INSTRUCTION: Only the lines from the start of the data through the line with "const whiskerHigh = [30.8, 30.8];" belong in the copy. Restate them word for word, minus the pictures.

DATA:

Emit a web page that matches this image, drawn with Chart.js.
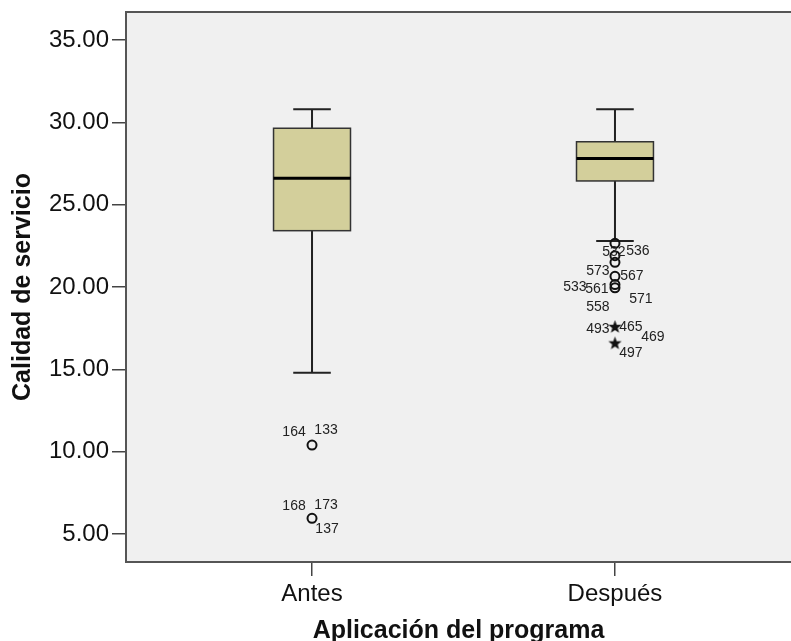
<!DOCTYPE html>
<html>
<head>
<meta charset="utf-8">
<script src="https://cdn.jsdelivr.net/npm/chart.js@4/dist/chart.umd.min.js"></script>
<style>
  body { margin: 0; background: #fff; overflow: hidden; }
  canvas { display: block; }
</style>
</head>
<body>
<canvas id="box-chart" width="791" height="641"></canvas>
<script>
// data
const categories = ['Antes', 'Después'];
const whiskerLow = [14.8, 22.8];
const q1 = [23.42, 26.44];
const median = [26.6, 27.8];
const q3 = [29.64, 28.82];
const whiskerHigh = [30.8, 30.8];

// outliers: group index, value, marker (o = outlier, * = extreme)
const outlierGroup = [0, 0, 1, 1, 1, 1, 1, 1, 1, 1];
const outlierValue = [10.4, 5.95, 22.65, 21.9, 21.5, 20.65, 20.15, 19.95, 17.6, 16.6];
const outlierKind = ['o', 'o', 'o', 'o', 'o', 'o', 'o', 'o', '*', '*'];

// case numbers and the outlier each one belongs to
const caseLabels = ['164', '133', '168', '173', '137', '532', '536', '573', '567', '533', '561', '571', '558', '493', '465', '469', '497'];
const casePoint = [0, 0, 1, 1, 1, 2, 2, 5, 5, 6, 6, 7, 7, 8, 8, 8, 9];

const yTicks = [5, 10, 15, 20, 25, 30, 35];

// label offsets in px from the marker (layout only)
const caseOffset = [[-18, -13], [14, -15], [-18, -12], [14, -13], [15, 11], [-1, 9], [23, 8],
  [-17, -5], [17, 0], [-40, 3], [-18, 5], [26, 11], [-17, 19], [-17, 3], [16, 1], [38, 11], [16, 10]];

const FONT = '"Liberation Sans", Arial, sans-serif';

function makeStar() {
    const c = document.createElement('canvas');
    c.width = 15; c.height = 15;
    const g = c.getContext('2d');
    g.fillStyle = '#111';
    g.beginPath();
    for (let i = 0; i < 10; i++) {
        const r = i % 2 === 0 ? 7 : 2.9;
        const a = -Math.PI / 2 + i * Math.PI / 5;
        const px = 7.5 + r * Math.cos(a), py = 8 + r * Math.sin(a);
        if (i === 0) g.moveTo(px, py); else g.lineTo(px, py);
    }
    g.closePath();
    g.fill();
    return c;
}

const circlePts = [], starPts = [];
outlierValue.forEach((v, i) => {
    const p = { x: outlierGroup[i], y: v };
    if (outlierKind[i] === '*') starPts.push(p); else circlePts.push(p);
});

const boxPlugin = {
    id: 'boxes',
    beforeDatasetsDraw(chart) {
        const { ctx, chartArea: a, scales: { x, y } } = chart;
        ctx.save();
        ctx.fillStyle = '#f0f0f0';
        ctx.fillRect(a.left, a.top, chart.width - a.left, a.bottom - a.top);

        categories.forEach((cat, i) => {
            const cx = x.getPixelForValue(i);
            const half = x.getPixelForValue(i + 0.127) - cx;
            const cap = x.getPixelForValue(i + 0.062) - cx;
            const yLo = y.getPixelForValue(whiskerLow[i]);
            const yHi = y.getPixelForValue(whiskerHigh[i]);
            const y1 = y.getPixelForValue(q1[i]);
            const y3 = y.getPixelForValue(q3[i]);
            const ym = y.getPixelForValue(median[i]);

            ctx.strokeStyle = '#222';
            ctx.lineWidth = 2;
            ctx.beginPath();
            ctx.moveTo(cx, yHi); ctx.lineTo(cx, y3);
            ctx.moveTo(cx, y1); ctx.lineTo(cx, yLo);
            ctx.moveTo(cx - cap, yHi); ctx.lineTo(cx + cap, yHi);
            ctx.moveTo(cx - cap, yLo); ctx.lineTo(cx + cap, yLo);
            ctx.stroke();

            ctx.fillStyle = '#d3cf9b';
            ctx.fillRect(cx - half, y3, 2 * half, y1 - y3);
            ctx.lineWidth = 1.5;
            ctx.strokeStyle = '#333';
            ctx.strokeRect(cx - half, y3, 2 * half, y1 - y3);

            ctx.lineWidth = 3;
            ctx.strokeStyle = '#000';
            ctx.beginPath();
            ctx.moveTo(cx - half, ym); ctx.lineTo(cx + half, ym);
            ctx.stroke();
        });
        ctx.restore();
    },
    afterDatasetsDraw(chart) {
        const { ctx, scales: { x, y } } = chart;
        ctx.save();
        ctx.font = '14px ' + FONT;
        ctx.fillStyle = '#222';
        ctx.textAlign = 'center';
        ctx.textBaseline = 'middle';
        caseLabels.forEach((t, i) => {
            const p = casePoint[i];
            const px = x.getPixelForValue(outlierGroup[p]) + caseOffset[i][0];
            const py = y.getPixelForValue(outlierValue[p]) + caseOffset[i][1];
            ctx.fillText(t, px, py);
        });
        ctx.restore();
    },
    afterDraw(chart) {
        const { ctx, chartArea: a } = chart;
        ctx.save();
        ctx.strokeStyle = '#555';
        ctx.lineWidth = 2;
        ctx.beginPath();
        ctx.moveTo(chart.width, a.top);
        ctx.lineTo(a.left, a.top);
        ctx.lineTo(a.left, a.bottom);
        ctx.lineTo(chart.width, a.bottom);
        ctx.stroke();
        ctx.restore();
    }
};

const ctx = document.getElementById('box-chart').getContext('2d');
new Chart(ctx, {
    type: 'scatter',
    data: {
        datasets: [
            { data: circlePts, pointStyle: 'circle', pointRadius: 4.5, borderWidth: 2,
              borderColor: '#111', backgroundColor: 'rgba(0,0,0,0)' },
            { data: starPts, pointStyle: makeStar(), pointRadius: 7 }
        ]
    },
    options: {
        responsive: false,
        animation: false,
        layout: { autoPadding: false, padding: { top: 12, right: 0, left: 0, bottom: 0 } },
        plugins: { legend: { display: false }, tooltip: { enabled: false } },
        scales: {
            x: {
                type: 'linear',
                min: -0.614,
                max: 1.581,
                afterBuildTicks: s => { s.ticks = categories.map((c, i) => ({ value: i })); },
                afterFit: s => { s.height = 79; s.paddingLeft = 0; s.paddingRight = 0; },
                border: { display: false },
                grid: { drawOnChartArea: false, drawTicks: true, tickLength: 14, color: '#444', lineWidth: 1.5 },
                ticks: {
                    callback: v => categories[v],
                    color: '#111',
                    padding: 4,
                    maxRotation: 0,
                    font: { family: FONT, size: 24 }
                },
                title: {
                    display: true,
                    text: 'Aplicación del programa',
                    color: '#111',
                    padding: { top: 0, bottom: 0 },
                    font: { family: FONT, size: 25, weight: 'bold', lineHeight: 0.8 }
                }
            },
            y: {
                min: 3.3,
                max: 36.7,
                afterBuildTicks: s => { s.ticks = yTicks.map(v => ({ value: v })); },
                afterFit: s => { s.width = 126; s.paddingTop = 0; s.paddingBottom = 0; },
                border: { display: false },
                grid: { drawOnChartArea: false, drawTicks: true, tickLength: 14, color: '#444', lineWidth: 1.5 },
                ticks: {
                    callback: v => Number(v).toFixed(2),
                    color: '#111',
                    padding: 3,
                    font: { family: FONT, size: 24 }
                },
                title: {
                    display: true,
                    text: 'Calidad de servicio',
                    color: '#111',
                    padding: { top: 8, bottom: 0 },
                    font: { family: FONT, size: 25, weight: 'bold' }
                }
            }
        }
    },
    plugins: [boxPlugin]
});
</script>
</body>
</html>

ANSWER IN FULL:
Emit a web page that matches this image, drawn with Chart.js.
<!DOCTYPE html>
<html>
<head>
<meta charset="utf-8">
<script src="https://cdn.jsdelivr.net/npm/chart.js@4/dist/chart.umd.min.js"></script>
<style>
  body { margin: 0; background: #fff; overflow: hidden; }
  canvas { display: block; }
</style>
</head>
<body>
<canvas id="box-chart" width="791" height="641"></canvas>
<script>
// data
const categories = ['Antes', 'Después'];
const whiskerLow = [14.8, 22.8];
const q1 = [23.42, 26.44];
const median = [26.6, 27.8];
const q3 = [29.64, 28.82];
const whiskerHigh = [30.8, 30.8];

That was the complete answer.